▽
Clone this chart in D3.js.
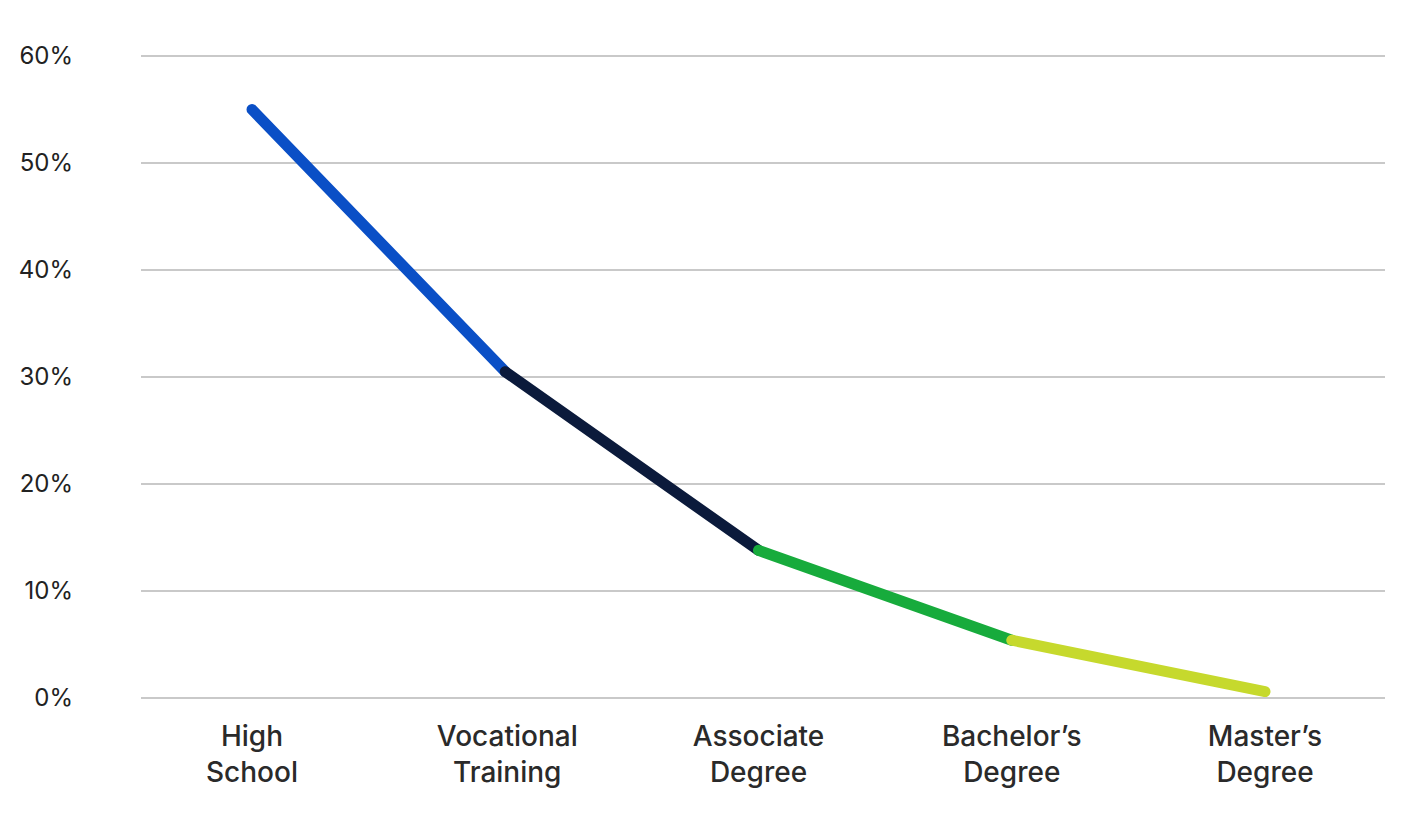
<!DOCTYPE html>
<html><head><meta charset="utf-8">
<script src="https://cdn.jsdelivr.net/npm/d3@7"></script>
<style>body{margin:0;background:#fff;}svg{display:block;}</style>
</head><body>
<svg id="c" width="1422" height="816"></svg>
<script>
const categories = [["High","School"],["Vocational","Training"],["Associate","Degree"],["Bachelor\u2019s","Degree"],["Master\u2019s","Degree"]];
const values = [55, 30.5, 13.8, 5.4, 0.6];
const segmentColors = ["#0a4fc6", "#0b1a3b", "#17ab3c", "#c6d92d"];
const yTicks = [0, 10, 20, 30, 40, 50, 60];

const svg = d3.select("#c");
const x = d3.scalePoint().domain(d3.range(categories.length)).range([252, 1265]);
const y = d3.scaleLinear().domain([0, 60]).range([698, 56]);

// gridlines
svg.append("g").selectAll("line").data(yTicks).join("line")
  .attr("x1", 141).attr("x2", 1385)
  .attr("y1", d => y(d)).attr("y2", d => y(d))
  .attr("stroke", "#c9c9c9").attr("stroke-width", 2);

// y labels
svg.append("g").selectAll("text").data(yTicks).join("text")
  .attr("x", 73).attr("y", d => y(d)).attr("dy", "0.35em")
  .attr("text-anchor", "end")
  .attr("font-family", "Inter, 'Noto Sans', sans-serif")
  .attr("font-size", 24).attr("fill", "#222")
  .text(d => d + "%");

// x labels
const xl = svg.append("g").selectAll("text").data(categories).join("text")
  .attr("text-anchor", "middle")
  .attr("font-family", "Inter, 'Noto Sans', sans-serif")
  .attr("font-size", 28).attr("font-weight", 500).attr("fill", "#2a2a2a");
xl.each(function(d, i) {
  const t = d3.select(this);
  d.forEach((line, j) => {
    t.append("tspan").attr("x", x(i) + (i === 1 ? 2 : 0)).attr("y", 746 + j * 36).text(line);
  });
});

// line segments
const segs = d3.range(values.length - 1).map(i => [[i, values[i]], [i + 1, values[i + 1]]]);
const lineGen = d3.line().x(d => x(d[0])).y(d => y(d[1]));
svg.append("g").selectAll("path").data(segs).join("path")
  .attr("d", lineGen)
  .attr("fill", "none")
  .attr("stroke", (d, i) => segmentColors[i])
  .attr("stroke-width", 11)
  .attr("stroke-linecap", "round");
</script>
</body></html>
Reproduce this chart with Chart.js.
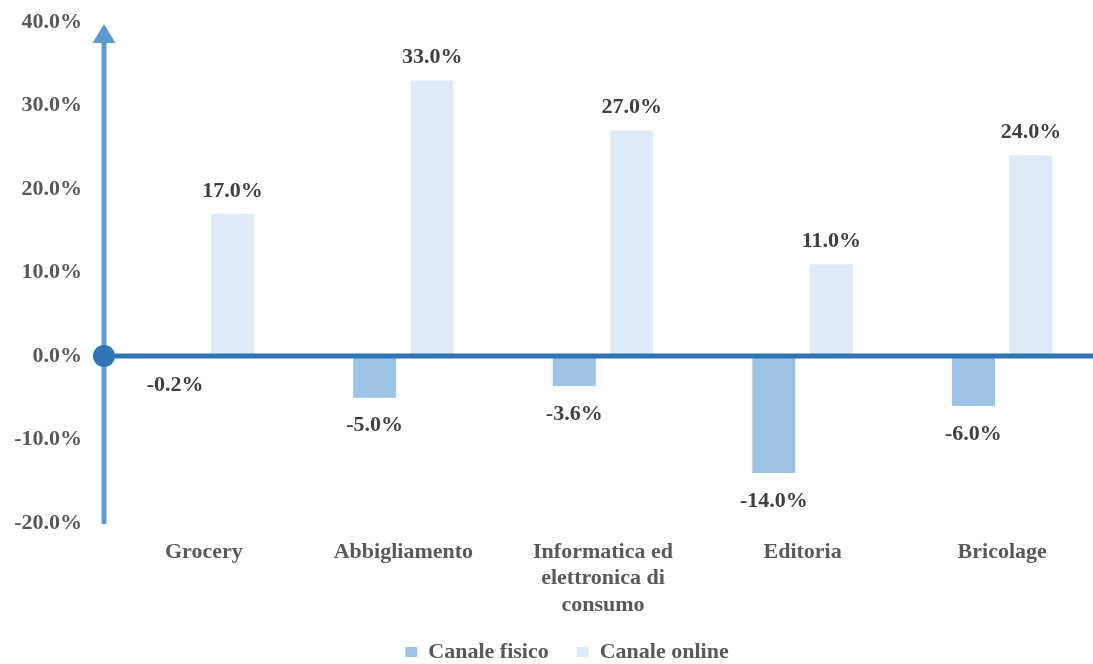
△
# [TO DO]
Each record above should be copied character for character, with pictures dropped.

# [REPLY TO THE EXERCISE]
Clone this chart in D3.js.
<!DOCTYPE html>
<html><head><meta charset="utf-8">
<script src="https://cdn.jsdelivr.net/npm/d3@7"></script>
<style>body{margin:0;background:#fff;}svg{display:block;}</style>
</head><body>
<svg id="c" width="1422" height="816"></svg>
<script>
const categories = [["High","School"],["Vocational","Training"],["Associate","Degree"],["Bachelor\u2019s","Degree"],["Master\u2019s","Degree"]];
const values = [55, 30.5, 13.8, 5.4, 0.6];
const segmentColors = ["#0a4fc6", "#0b1a3b", "#17ab3c", "#c6d92d"];
const yTicks = [0, 10, 20, 30, 40, 50, 60];

const svg = d3.select("#c");
const x = d3.scalePoint().domain(d3.range(categories.length)).range([252, 1265]);
const y = d3.scaleLinear().domain([0, 60]).range([698, 56]);

// gridlines
svg.append("g").selectAll("line").data(yTicks).join("line")
  .attr("x1", 141).attr("x2", 1385)
  .attr("y1", d => y(d)).attr("y2", d => y(d))
  .attr("stroke", "#c9c9c9").attr("stroke-width", 2);

// y labels
svg.append("g").selectAll("text").data(yTicks).join("text")
  .attr("x", 73).attr("y", d => y(d)).attr("dy", "0.35em")
  .attr("text-anchor", "end")
  .attr("font-family", "Inter, 'Noto Sans', sans-serif")
  .attr("font-size", 24).attr("fill", "#222")
  .text(d => d + "%");

// x labels
const xl = svg.append("g").selectAll("text").data(categories).join("text")
  .attr("text-anchor", "middle")
  .attr("font-family", "Inter, 'Noto Sans', sans-serif")
  .attr("font-size", 28).attr("font-weight", 500).attr("fill", "#2a2a2a");
xl.each(function(d, i) {
  const t = d3.select(this);
  d.forEach((line, j) => {
    t.append("tspan").attr("x", x(i) + (i === 1 ? 2 : 0)).attr("y", 746 + j * 36).text(line);
  });
});

// line segments
const segs = d3.range(values.length - 1).map(i => [[i, values[i]], [i + 1, values[i + 1]]]);
const lineGen = d3.line().x(d => x(d[0])).y(d => y(d[1]));
svg.append("g").selectAll("path").data(segs).join("path")
  .attr("d", lineGen)
  .attr("fill", "none")
  .attr("stroke", (d, i) => segmentColors[i])
  .attr("stroke-width", 11)
  .attr("stroke-linecap", "round");
</script>
</body></html>
Reproduce this chart with Chart.js.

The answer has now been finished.